ABSTRACT

The party system of the Fifth Republic can be characterised as bipolar, firstly, on the basis of the parties’ relationship to government. The great unexpected development of the Fifth Republic was the emergence, from 1962, of the fait majoritaire – of stable majorities in the National Assembly, of either Right or Left, capable of sustaining a government in office for a whole parliament. Stable majorities have encouraged the development of more or less stable oppositions, capable at least of some measure of co-ordination both within the Assembly and at the approach of elections. Governments do not fall, as they had under the Third and Fourth Republics, on the whim of a single party or even of a fraction of a party within the governing coalition. The departure of the MRP ministers in 1962, for example, led to no more than a reshuffle. On the contrary, alternation in power under the Fifth Republic has always been the outcome of competition between left-wing and right-wing blocs. These blocs have remained relatively stable.
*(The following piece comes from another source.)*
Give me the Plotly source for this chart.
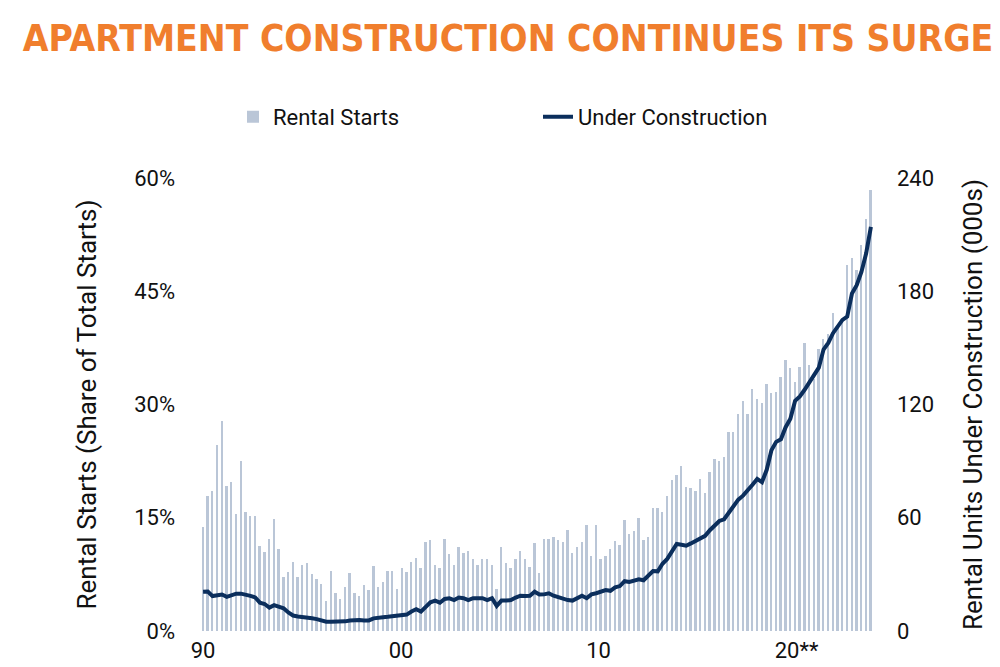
import plotly.graph_objects as go

# rental starts, share of total starts (%), one bar per period from 1990
rental_starts = [
    13.8, 17.9, 18.5, 24.7, 27.8, 19.2, 19.7, 15.5, 22.5, 15.8, 15.2, 15.2,
    11.3, 10.4, 12.2, 14.9, 10.8, 7.1, 7.8, 9.1, 7.2, 8.7, 9.0, 7.6,
    6.9, 6.2, 4.0, 8.0, 5.0, 4.3, 5.8, 7.7, 5.1, 4.7, 6.1, 5.4,
    8.6, 5.8, 6.5, 7.9, 7.9, 5.6, 8.3, 7.8, 9.1, 9.7, 8.3, 11.8,
    12.1, 8.7, 8.3, 12.2, 10.2, 8.7, 11.1, 10.3, 10.6, 9.5, 8.7, 9.6,
    9.5, 8.7, 5.6, 11.1, 9.0, 8.3, 9.5, 10.6, 9.5, 8.5, 11.6, 7.7,
    12.2, 12.2, 12.5, 12.0, 11.8, 13.4, 10.3, 11.1, 11.8, 14.1, 10.0, 14.1,
    9.5, 9.9, 10.8, 11.9, 11.4, 14.7, 12.8, 13.3, 15.0, 12.1, 12.5, 16.3,
    16.3, 15.8, 17.9, 20.0, 20.6, 21.9, 19.1, 19.0, 18.5, 20.1, 18.3, 21.1,
    22.8, 22.5, 23.0, 26.4, 26.4, 28.8, 30.4, 28.7, 32.1, 30.7, 30.2, 32.7,
    31.5, 31.6, 33.7, 35.9, 34.8, 33.0, 35.0, 38.1, 35.2, 33.4, 37.3, 38.7,
    39.4, 42.1, 40.1, 41.3, 48.5, 49.4, 47.8, 51.1, 54.6, 58.4,
]

# rental units under construction (000s)
under_construction = [
    20.8, 20.9, 18.5, 19.0, 19.3, 18.1, 18.7, 19.8, 19.8, 19.4, 18.6, 17.8,
    15.0, 14.3, 12.4, 13.7, 12.9, 12.0, 9.8, 8.2, 7.7, 7.2, 7.0, 6.7,
    6.3, 5.6, 4.9, 4.9, 4.8, 4.8, 5.1, 5.6, 5.8, 5.8, 5.6, 5.6,
    6.7, 7.2, 7.3, 7.5, 7.7, 8.0, 8.0, 8.7, 10.3, 11.5, 10.3, 12.6,
    15.2, 16.1, 15.0, 17.0, 17.3, 16.4, 17.7, 17.4, 16.4, 17.4, 17.4, 17.4,
    16.4, 17.4, 13.3, 16.1, 16.1, 16.4, 17.7, 18.7, 18.5, 18.7, 20.8, 19.3,
    19.4, 20.0, 18.7, 17.8, 17.3, 16.4, 16.1, 17.4, 18.7, 17.4, 19.4, 20.0,
    20.8, 21.7, 21.3, 23.1, 23.8, 26.4, 26.0, 26.9, 27.4, 26.9, 29.5, 31.8,
    31.6, 35.6, 38.2, 42.1, 46.1, 45.7, 45.2, 46.4, 47.8, 49.2, 50.4, 53.4,
    56.2, 58.3, 59.2, 62.7, 66.7, 69.6, 71.7, 74.4, 77.5, 80.6, 78.9, 85.4,
    95.8, 100.2, 101.6, 108.0, 112.4, 122.0, 124.3, 127.8, 131.6, 136.0, 139.5, 149.1,
    152.6, 157.8, 161.3, 164.8, 166.6, 178.8, 183.2, 190.2, 200.1, 214.1,
]

periods = list(range(len(rental_starts)))
tick_pos = [0, 41.8, 83.5, 125.3]
tick_text = ["90", "00", "10", "20**"]
left_ticks = [0, 15, 30, 45, 60]
left_text = ["0%", "15%", "30%", "45%", "60%"]
right_ticks = [0, 60, 120, 180, 240]

fig = go.Figure()
fig.add_trace(go.Bar(x=periods, y=rental_starts, name="Rental Starts",
                     marker_color="#BAC6D7", marker_line_width=0, width=0.4))
fig.add_trace(go.Scatter(x=periods, y=under_construction, name="Under Construction",
                         mode="lines", line=dict(color="#0B2E5C", width=4), yaxis="y2"))

font = "Roboto, Arial, sans-serif"
fig.update_layout(
    width=1000, height=667,
    margin=dict(l=190, r=130, t=170, b=39),
    paper_bgcolor="white", plot_bgcolor="white",
    font=dict(family=font, size=22, color="#111"),
    title=dict(text="<b>APARTMENT CONSTRUCTION CONTINUES ITS SURGE</b>",
               x=0.5, xanchor="center", y=0.955, yanchor="middle",
               font=dict(family="DejaVu Sans Condensed, DejaVu Sans, sans-serif", size=37, color="#F07E2D")),
    showlegend=True,
    legend=dict(orientation="h", x=0.5, xanchor="center", y=1.135, yanchor="middle",
                font=dict(size=22), entrywidth=260, traceorder="normal"),
    bargap=0,
    xaxis=dict(range=[-1.07, 142.5], tickvals=tick_pos, ticktext=tick_text,
               showgrid=False, zeroline=False, showline=False, ticks="",
               ticklabelstandoff=4),
    yaxis=dict(range=[0, 60], tickvals=left_ticks, ticktext=left_text,
               title=dict(text="Rental Starts (Share of Total Starts)", standoff=30),
               showgrid=False, zeroline=False, ticks="", ticklabelstandoff=22),
    yaxis2=dict(range=[0, 240], tickvals=right_ticks, overlaying="y", side="right",
                title=dict(text="Rental Units Under Construction (000s)", standoff=30),
                showgrid=False, zeroline=False, ticks="", ticklabelstandoff=18),
)

fig.write_html("out.html")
Although a handful of individuals, such as the former Giscardian ministers in 1988, may change sides, whole parties do not; the Centre – with the partial exception of the 1988 parliament, the only one since 1962 where there was no overall majority – has never played the pivotal role it enjoyed under the Third and Fourth Republics. Nor has the Fifth Republic seen a grand coalition, grouping socialists and conservatives (as, for example, the CDU-SPD coalition in West Germany from 1966 to 1969). De Gaulle’s government of 1958 resembled one, but it fell apart as the new constitution came into force. Cohabitation involves an element of power-sharing by a president and a prime minister of opposed political camps, but the two heads of the executive are always in open competition and never present, as coalition partners do, a set of agreed policies and objectives. Competition for State power, then, is dominated by the two forces of Left and Right.